Keep to the lines between the one holding "Recreate this image" and the one holding "const yTicks = [0, 20, 40, 60, 80, 100];", inclusive, and write them out exactly.

▶ Material shown:
"""

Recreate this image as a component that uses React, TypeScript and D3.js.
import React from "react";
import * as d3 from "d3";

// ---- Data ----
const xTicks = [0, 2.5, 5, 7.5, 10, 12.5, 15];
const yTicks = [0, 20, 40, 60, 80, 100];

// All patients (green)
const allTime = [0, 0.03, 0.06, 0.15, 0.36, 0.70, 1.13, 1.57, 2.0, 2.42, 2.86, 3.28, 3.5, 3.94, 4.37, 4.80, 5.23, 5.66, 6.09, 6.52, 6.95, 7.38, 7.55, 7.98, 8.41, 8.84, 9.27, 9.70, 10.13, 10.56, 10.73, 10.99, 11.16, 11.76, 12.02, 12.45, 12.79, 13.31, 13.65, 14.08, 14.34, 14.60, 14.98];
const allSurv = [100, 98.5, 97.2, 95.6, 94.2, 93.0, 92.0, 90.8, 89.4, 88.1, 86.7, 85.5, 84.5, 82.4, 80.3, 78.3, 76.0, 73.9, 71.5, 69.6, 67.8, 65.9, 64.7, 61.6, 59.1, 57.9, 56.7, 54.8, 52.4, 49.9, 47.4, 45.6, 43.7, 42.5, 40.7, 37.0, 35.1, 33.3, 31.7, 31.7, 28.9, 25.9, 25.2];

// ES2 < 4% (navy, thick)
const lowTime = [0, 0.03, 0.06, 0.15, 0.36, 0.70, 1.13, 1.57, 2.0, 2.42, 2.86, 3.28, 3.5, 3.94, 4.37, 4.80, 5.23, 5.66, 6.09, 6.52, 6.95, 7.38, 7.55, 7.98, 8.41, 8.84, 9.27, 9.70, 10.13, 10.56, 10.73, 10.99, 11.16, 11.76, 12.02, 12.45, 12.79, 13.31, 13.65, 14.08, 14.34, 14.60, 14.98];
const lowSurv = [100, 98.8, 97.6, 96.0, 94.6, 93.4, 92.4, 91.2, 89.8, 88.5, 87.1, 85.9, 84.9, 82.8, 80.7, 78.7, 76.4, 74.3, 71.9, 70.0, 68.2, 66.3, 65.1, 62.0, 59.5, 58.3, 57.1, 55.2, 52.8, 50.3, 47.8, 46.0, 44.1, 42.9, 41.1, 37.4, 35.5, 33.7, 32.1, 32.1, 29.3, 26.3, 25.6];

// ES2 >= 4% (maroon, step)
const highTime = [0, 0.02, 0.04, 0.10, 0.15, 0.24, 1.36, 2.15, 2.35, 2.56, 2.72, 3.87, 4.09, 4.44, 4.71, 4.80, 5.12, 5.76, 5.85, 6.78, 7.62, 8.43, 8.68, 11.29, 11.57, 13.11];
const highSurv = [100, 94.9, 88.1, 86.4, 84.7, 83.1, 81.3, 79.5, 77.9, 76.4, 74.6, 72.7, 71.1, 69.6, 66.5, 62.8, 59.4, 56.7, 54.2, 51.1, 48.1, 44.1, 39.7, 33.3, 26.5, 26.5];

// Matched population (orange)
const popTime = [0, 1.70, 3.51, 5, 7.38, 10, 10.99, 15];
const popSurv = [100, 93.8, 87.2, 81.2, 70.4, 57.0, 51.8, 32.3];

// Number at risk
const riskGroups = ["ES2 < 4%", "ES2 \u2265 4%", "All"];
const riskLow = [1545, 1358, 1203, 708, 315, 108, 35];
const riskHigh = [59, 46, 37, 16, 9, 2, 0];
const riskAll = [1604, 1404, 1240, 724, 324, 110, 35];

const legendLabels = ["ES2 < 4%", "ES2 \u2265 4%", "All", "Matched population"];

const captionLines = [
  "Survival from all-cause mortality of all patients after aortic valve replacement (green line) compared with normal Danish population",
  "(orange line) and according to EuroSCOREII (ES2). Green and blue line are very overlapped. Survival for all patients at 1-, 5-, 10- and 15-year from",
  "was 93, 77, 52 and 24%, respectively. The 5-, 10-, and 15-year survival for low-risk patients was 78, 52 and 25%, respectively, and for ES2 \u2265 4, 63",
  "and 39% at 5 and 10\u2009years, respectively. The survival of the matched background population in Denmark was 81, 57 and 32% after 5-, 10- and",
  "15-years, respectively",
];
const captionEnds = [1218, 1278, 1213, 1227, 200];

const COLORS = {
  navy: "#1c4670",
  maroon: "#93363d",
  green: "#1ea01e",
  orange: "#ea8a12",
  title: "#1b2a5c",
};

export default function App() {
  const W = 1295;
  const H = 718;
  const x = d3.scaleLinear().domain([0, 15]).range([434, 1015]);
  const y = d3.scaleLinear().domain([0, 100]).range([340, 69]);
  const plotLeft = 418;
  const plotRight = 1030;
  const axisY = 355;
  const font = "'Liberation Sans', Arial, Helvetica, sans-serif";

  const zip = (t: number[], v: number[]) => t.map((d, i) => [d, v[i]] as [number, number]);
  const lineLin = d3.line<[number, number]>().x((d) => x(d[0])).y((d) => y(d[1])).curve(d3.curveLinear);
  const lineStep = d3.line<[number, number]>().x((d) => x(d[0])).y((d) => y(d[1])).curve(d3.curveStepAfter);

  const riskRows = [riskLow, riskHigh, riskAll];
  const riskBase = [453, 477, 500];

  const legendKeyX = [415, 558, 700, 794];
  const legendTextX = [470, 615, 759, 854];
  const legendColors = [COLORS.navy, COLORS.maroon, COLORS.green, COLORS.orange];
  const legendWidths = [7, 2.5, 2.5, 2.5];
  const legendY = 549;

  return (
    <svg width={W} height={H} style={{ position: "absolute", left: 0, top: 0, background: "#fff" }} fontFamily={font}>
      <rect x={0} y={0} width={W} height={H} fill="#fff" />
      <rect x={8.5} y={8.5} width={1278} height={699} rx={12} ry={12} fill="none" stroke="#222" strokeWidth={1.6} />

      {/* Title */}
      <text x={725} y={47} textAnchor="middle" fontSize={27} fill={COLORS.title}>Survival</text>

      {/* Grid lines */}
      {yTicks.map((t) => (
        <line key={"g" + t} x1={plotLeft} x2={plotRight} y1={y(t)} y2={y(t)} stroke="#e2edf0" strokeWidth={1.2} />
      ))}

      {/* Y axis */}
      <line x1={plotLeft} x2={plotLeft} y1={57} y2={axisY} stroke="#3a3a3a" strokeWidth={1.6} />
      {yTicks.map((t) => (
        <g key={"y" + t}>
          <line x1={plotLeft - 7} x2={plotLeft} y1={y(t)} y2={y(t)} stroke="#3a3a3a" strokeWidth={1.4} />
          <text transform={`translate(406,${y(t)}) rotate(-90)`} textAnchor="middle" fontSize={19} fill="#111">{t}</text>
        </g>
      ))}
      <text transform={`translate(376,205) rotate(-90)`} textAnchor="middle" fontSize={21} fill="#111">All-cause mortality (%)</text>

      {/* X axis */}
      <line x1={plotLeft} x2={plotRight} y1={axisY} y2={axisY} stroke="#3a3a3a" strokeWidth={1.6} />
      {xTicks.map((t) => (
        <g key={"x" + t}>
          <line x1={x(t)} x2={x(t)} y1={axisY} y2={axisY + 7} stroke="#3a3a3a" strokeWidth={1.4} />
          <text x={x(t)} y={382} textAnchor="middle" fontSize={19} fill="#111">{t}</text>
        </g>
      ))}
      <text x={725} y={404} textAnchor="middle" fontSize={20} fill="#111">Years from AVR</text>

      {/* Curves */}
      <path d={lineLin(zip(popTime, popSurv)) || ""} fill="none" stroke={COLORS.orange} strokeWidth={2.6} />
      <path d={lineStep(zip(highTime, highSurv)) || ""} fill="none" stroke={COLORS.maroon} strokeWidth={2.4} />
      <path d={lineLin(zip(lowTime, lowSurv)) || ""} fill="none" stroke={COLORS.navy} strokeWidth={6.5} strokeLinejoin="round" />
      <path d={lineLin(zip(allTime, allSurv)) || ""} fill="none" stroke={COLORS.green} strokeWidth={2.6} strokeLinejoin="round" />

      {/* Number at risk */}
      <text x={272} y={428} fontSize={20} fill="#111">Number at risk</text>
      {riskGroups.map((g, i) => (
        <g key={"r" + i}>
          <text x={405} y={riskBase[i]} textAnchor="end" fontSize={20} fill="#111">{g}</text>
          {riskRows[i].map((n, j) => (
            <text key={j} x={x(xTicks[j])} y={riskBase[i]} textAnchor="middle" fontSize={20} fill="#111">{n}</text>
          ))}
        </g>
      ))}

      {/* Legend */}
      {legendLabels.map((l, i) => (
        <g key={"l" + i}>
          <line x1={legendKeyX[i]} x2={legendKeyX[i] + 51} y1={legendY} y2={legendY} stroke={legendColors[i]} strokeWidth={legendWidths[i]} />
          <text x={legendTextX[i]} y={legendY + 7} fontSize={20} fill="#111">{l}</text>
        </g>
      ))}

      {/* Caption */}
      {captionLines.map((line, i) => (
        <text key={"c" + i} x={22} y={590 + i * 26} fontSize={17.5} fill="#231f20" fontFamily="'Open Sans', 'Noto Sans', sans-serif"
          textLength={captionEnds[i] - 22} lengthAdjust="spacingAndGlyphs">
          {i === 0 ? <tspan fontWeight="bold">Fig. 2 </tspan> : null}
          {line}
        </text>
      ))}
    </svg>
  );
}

"""
"""

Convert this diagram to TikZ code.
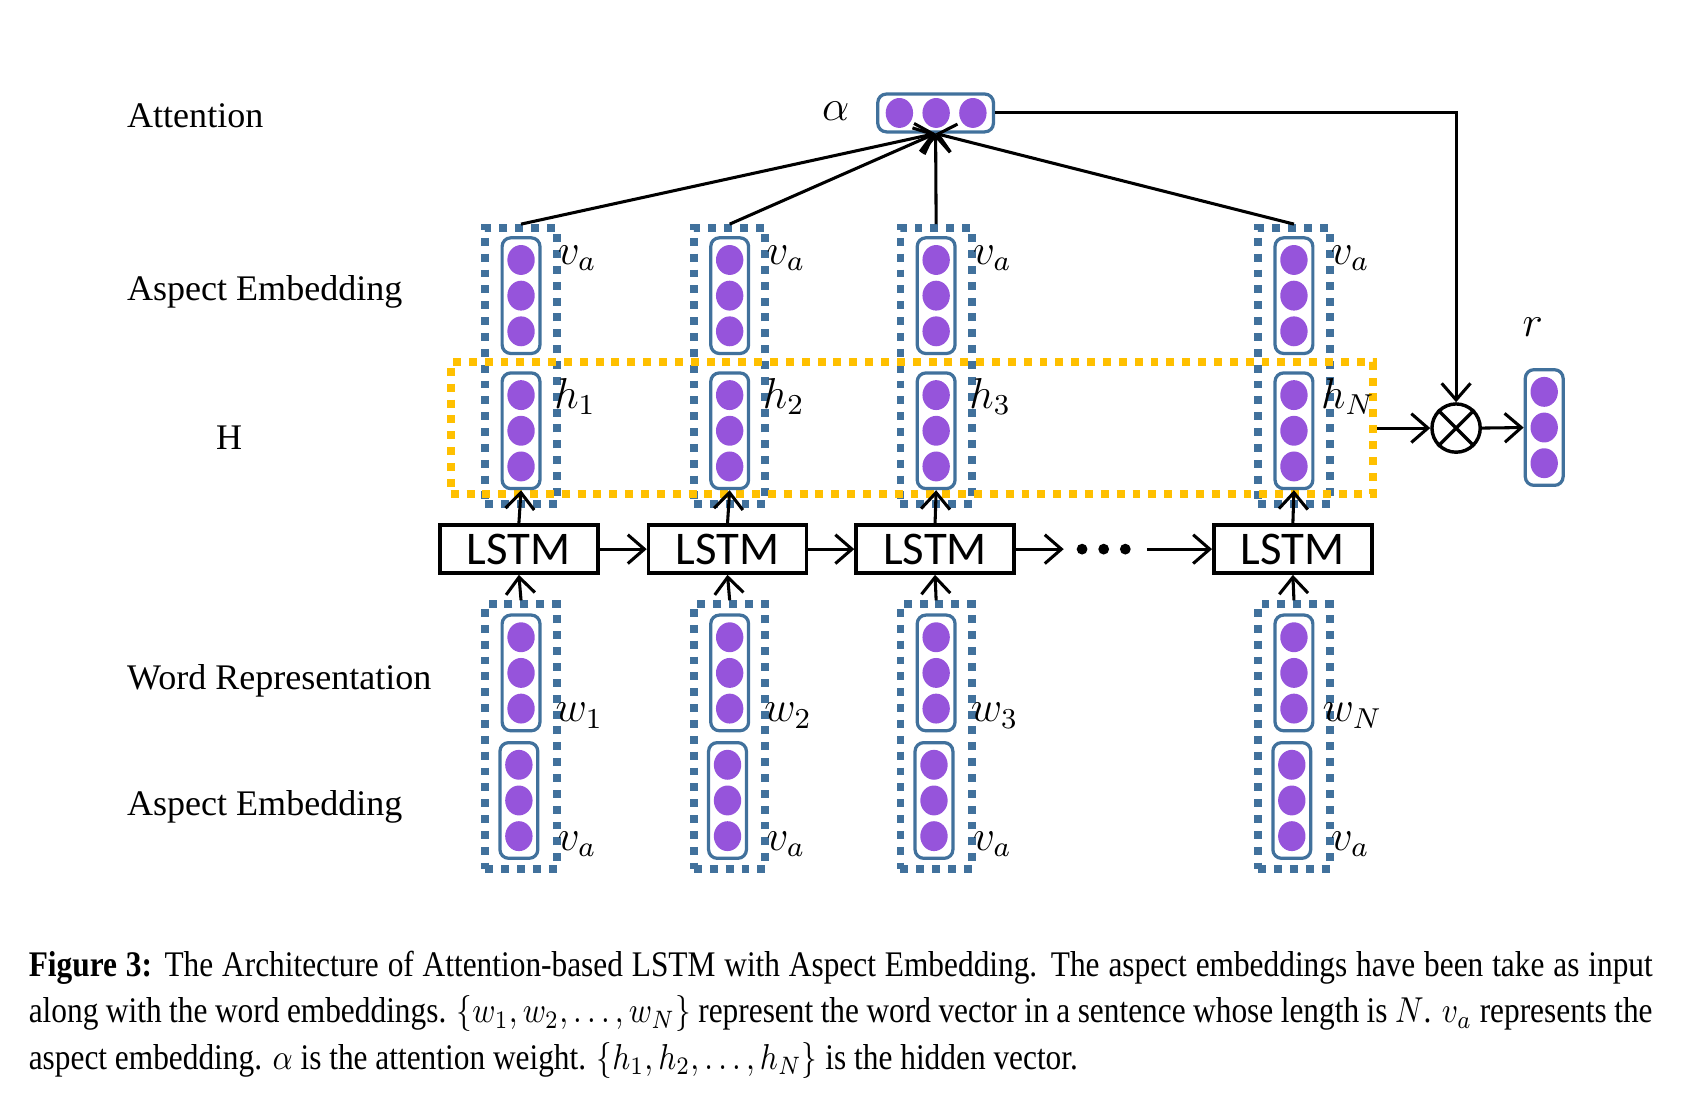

"""
"""

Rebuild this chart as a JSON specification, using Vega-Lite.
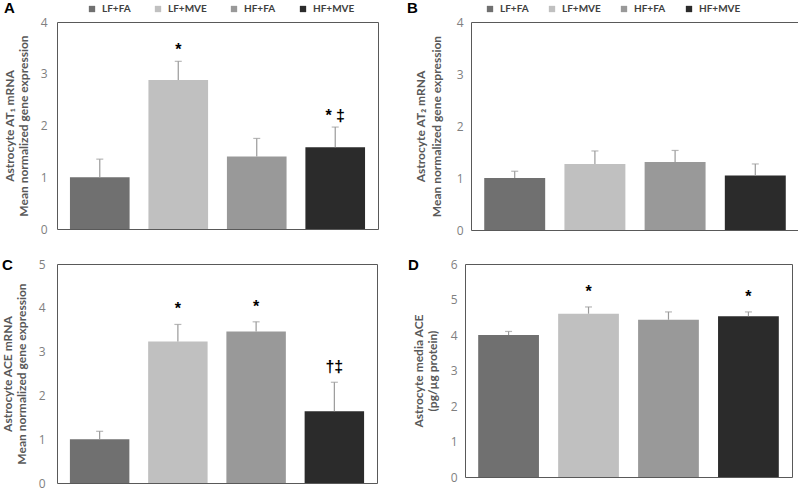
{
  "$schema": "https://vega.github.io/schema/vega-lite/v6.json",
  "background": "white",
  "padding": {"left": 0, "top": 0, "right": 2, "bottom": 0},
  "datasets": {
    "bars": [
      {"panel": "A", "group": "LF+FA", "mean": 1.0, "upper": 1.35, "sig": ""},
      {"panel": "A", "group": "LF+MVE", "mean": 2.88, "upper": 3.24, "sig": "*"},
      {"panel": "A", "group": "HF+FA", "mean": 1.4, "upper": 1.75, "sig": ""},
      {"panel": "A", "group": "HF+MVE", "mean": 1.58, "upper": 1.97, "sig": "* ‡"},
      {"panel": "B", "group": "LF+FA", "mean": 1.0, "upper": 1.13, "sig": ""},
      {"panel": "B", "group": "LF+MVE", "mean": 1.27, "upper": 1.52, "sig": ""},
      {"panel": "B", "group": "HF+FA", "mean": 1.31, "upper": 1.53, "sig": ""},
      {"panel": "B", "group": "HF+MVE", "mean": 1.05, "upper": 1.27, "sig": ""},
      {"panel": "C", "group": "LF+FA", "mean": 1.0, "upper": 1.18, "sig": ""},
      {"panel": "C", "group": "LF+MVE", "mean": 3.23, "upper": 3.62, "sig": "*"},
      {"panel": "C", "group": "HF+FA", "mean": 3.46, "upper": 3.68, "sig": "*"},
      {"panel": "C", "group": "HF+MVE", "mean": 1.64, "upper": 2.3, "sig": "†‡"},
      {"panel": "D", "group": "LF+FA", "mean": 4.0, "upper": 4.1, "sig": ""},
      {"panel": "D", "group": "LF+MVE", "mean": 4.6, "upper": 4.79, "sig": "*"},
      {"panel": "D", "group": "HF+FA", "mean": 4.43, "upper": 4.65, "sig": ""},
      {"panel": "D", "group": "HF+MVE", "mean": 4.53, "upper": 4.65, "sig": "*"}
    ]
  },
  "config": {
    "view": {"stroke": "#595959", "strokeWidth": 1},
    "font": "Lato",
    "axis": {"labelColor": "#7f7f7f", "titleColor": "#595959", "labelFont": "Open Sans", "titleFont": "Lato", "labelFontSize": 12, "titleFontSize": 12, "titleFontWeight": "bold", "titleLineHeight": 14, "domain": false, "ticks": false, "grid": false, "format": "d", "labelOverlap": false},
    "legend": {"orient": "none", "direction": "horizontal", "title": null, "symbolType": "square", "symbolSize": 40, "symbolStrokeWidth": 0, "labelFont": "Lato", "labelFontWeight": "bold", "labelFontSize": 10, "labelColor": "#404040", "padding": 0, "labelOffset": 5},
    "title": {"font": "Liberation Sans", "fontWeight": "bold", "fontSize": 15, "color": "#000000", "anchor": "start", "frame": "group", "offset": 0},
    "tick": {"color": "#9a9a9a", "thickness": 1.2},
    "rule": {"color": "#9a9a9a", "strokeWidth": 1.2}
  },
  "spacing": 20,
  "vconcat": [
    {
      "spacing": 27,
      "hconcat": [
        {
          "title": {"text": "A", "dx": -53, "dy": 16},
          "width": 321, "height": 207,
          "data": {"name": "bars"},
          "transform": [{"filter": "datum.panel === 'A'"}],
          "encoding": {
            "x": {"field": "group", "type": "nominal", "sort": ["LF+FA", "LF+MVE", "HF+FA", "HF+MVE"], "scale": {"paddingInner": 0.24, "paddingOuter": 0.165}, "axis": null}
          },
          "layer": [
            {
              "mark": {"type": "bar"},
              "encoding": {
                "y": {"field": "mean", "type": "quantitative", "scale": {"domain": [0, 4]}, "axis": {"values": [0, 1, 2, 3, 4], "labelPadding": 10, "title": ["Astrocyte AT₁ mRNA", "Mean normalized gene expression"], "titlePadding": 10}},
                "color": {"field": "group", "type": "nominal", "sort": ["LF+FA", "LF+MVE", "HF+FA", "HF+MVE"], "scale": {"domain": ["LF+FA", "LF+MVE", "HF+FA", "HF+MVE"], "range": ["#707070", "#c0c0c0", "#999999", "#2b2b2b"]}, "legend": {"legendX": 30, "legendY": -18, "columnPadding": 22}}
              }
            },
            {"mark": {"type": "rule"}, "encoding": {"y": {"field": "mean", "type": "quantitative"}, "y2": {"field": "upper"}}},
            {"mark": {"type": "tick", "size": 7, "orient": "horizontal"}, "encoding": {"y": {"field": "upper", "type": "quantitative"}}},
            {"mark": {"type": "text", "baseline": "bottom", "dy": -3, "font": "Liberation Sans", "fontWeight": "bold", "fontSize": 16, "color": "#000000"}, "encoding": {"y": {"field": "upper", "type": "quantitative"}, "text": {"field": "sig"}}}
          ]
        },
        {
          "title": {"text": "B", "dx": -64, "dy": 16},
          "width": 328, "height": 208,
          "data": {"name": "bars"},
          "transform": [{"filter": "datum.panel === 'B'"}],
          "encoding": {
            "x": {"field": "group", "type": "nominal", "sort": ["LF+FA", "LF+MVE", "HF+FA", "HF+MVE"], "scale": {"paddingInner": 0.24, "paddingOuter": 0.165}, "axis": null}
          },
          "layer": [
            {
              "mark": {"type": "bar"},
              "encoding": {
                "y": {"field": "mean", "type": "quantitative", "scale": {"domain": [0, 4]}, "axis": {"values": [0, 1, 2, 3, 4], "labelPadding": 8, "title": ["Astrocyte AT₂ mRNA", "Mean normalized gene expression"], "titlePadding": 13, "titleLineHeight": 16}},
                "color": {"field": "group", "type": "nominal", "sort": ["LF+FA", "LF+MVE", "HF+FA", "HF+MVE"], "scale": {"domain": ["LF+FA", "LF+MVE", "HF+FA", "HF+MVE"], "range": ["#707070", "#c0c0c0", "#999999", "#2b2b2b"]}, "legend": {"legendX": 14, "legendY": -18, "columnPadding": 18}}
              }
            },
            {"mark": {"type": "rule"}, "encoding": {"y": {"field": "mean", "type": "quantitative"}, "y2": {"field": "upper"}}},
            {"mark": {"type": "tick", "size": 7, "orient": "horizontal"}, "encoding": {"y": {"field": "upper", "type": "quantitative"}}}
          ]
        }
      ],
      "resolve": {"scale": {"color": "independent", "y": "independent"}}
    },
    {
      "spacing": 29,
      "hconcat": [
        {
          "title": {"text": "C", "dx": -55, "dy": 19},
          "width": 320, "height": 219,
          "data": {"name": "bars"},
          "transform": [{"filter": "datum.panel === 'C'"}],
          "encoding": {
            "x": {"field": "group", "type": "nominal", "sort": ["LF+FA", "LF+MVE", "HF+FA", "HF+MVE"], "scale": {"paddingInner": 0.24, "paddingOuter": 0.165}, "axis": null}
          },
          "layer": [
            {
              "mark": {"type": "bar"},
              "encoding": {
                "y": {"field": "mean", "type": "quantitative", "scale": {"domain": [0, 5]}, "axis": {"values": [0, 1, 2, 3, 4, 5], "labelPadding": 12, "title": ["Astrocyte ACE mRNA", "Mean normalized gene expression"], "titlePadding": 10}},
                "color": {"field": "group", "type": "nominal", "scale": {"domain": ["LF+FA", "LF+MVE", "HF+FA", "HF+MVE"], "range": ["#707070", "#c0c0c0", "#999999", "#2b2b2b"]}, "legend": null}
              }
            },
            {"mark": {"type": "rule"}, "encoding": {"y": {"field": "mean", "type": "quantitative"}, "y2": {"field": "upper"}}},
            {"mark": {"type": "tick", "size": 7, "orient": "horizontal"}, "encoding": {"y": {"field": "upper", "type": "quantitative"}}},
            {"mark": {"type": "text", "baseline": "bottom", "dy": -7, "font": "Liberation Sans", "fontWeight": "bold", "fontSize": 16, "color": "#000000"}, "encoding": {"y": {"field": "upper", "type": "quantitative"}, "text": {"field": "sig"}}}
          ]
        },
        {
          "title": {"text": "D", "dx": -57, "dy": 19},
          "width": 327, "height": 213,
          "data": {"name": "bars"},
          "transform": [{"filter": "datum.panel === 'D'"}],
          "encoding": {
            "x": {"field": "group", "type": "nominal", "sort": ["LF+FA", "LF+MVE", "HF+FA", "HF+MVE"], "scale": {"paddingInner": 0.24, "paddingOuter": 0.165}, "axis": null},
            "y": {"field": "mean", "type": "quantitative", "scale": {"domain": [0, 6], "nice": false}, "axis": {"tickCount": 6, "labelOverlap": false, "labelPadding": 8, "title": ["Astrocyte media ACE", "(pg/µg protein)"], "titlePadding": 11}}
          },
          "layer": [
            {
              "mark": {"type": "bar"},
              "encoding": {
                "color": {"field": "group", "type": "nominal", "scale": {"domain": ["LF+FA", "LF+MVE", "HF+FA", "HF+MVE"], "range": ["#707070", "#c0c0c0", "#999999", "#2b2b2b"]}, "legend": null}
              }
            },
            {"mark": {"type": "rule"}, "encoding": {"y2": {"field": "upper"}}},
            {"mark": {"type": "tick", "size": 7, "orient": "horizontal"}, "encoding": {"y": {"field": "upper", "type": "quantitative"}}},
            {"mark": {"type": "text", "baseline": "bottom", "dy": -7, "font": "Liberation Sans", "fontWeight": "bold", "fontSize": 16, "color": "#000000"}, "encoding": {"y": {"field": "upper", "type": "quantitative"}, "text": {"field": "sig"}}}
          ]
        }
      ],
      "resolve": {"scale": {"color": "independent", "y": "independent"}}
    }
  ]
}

"""

▶ Exercise answer:
Recreate this image as a component that uses React, TypeScript and D3.js.
import React from "react";
import * as d3 from "d3";

// ---- Data ----
const xTicks = [0, 2.5, 5, 7.5, 10, 12.5, 15];
const yTicks = [0, 20, 40, 60, 80, 100];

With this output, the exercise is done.